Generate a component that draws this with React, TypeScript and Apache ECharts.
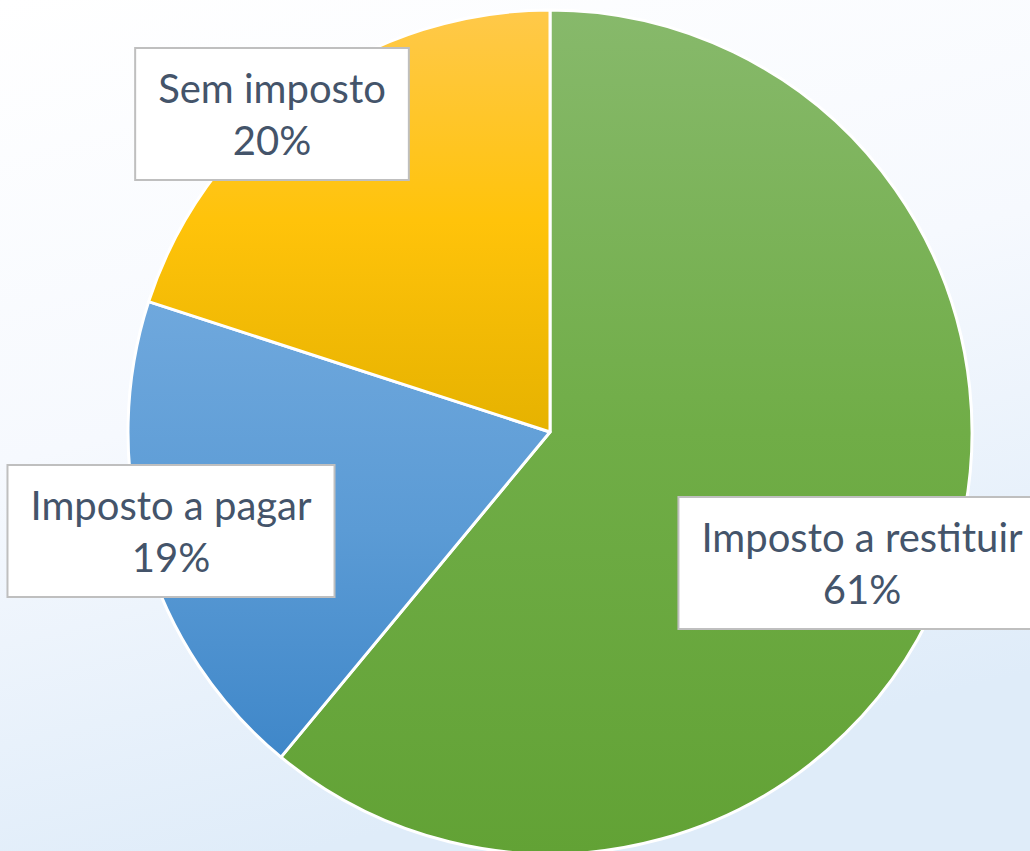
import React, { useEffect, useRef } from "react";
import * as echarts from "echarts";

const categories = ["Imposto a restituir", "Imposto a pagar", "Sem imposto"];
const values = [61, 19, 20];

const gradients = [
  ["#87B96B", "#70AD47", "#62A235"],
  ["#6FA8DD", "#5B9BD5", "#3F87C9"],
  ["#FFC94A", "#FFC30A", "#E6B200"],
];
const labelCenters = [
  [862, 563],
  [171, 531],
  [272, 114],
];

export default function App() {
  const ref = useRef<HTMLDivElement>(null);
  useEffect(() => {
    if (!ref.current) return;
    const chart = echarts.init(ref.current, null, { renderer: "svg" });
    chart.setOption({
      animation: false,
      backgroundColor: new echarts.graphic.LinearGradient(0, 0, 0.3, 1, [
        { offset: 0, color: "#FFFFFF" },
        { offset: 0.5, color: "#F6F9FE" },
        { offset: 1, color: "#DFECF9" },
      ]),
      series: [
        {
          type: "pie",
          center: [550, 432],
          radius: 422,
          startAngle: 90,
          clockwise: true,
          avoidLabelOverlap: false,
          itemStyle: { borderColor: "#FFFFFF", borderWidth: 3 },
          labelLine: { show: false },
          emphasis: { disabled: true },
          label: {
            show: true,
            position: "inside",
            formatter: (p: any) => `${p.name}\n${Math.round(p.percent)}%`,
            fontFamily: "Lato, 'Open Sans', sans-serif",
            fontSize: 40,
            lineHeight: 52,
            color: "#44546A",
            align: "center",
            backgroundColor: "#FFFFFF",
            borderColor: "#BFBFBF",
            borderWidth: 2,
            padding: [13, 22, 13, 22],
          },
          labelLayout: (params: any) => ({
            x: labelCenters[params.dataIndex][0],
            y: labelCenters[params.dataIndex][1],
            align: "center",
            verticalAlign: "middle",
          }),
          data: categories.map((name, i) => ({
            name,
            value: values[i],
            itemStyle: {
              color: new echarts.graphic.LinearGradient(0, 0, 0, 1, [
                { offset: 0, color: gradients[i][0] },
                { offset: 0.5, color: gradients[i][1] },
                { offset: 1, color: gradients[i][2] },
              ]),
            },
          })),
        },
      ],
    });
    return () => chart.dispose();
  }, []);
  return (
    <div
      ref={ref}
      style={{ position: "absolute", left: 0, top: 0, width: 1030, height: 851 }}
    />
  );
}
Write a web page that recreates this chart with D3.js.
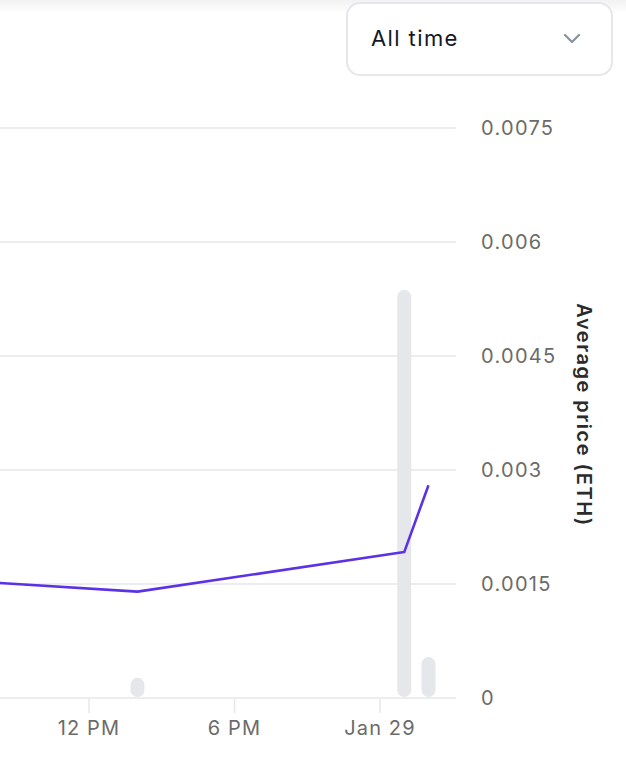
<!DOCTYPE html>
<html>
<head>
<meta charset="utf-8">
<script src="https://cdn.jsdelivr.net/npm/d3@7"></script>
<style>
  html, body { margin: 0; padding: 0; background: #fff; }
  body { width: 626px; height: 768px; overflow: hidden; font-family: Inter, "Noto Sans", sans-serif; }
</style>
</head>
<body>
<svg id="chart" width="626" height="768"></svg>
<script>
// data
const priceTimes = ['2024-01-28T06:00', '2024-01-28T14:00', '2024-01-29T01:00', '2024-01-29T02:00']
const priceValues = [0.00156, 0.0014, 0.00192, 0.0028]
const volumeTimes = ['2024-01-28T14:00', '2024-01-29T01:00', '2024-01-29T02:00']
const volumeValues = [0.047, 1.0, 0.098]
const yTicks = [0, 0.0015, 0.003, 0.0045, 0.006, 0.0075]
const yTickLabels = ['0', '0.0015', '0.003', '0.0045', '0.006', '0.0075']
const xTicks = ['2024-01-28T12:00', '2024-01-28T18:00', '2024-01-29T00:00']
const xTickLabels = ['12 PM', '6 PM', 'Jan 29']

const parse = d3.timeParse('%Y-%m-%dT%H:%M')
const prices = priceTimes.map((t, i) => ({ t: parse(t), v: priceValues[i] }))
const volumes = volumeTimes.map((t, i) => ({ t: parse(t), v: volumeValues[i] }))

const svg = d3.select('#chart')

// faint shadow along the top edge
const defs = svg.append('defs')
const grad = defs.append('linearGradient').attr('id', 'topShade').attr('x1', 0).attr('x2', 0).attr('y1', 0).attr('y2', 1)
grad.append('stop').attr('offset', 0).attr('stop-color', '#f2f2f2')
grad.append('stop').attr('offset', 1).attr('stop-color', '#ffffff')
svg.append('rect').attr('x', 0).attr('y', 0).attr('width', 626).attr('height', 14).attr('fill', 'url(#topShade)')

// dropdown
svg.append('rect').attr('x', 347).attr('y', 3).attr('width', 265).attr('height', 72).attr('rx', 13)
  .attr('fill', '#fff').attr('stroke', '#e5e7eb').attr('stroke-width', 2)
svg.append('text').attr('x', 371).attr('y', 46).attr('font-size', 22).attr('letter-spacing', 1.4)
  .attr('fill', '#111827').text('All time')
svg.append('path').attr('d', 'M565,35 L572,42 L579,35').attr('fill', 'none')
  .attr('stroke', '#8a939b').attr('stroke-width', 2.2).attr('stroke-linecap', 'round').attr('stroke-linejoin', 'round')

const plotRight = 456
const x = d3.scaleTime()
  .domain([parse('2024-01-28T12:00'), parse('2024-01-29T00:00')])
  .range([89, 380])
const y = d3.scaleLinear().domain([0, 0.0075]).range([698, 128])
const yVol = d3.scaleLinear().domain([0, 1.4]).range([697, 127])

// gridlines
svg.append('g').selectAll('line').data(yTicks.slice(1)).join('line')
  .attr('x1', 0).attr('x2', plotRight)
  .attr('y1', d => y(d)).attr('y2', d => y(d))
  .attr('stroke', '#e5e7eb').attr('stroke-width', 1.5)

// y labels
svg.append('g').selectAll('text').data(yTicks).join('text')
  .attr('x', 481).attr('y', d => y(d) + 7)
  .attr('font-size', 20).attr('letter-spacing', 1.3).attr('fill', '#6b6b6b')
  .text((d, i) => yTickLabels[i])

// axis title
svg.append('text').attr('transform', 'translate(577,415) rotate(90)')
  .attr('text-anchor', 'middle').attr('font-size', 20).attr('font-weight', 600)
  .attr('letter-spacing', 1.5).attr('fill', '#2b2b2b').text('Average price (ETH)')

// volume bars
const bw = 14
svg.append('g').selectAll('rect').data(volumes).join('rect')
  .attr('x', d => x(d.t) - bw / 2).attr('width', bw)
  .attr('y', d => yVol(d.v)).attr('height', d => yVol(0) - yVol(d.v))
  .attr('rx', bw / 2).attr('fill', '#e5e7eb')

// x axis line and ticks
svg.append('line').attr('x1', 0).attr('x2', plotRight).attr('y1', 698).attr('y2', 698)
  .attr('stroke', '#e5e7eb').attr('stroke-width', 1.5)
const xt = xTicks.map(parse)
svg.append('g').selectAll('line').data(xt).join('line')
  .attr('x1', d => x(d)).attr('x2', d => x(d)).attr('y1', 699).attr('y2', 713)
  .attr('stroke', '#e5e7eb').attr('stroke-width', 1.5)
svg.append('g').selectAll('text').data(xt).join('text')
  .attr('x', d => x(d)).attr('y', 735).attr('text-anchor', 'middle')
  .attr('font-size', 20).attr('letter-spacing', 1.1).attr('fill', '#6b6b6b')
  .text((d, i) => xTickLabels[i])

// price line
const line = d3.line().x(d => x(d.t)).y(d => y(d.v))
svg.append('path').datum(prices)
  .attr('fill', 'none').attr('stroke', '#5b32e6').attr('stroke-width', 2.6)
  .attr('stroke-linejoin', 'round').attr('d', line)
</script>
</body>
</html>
________________________________________
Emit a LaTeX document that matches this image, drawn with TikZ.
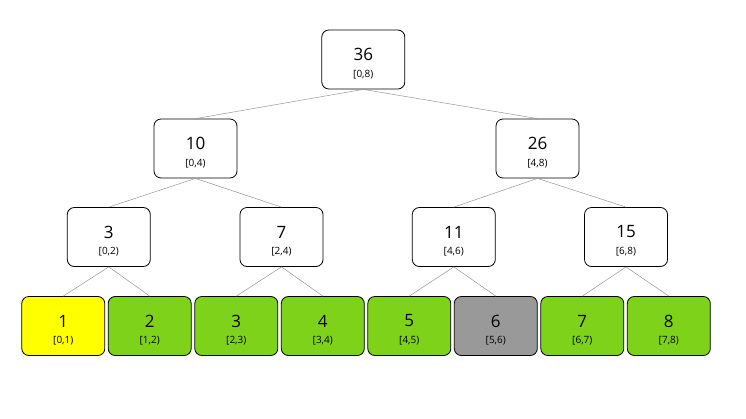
________________________________________
WHAT IS REQUIRED
Using the records above, list each line that includes "with".

SOLUTION FOR THIS PROBLEM
Generate a component that draws this with React, TypeScript and Apache ECharts.
Write a web page that recreates this chart with D3.js.
Emit a LaTeX document that matches this image, drawn with TikZ.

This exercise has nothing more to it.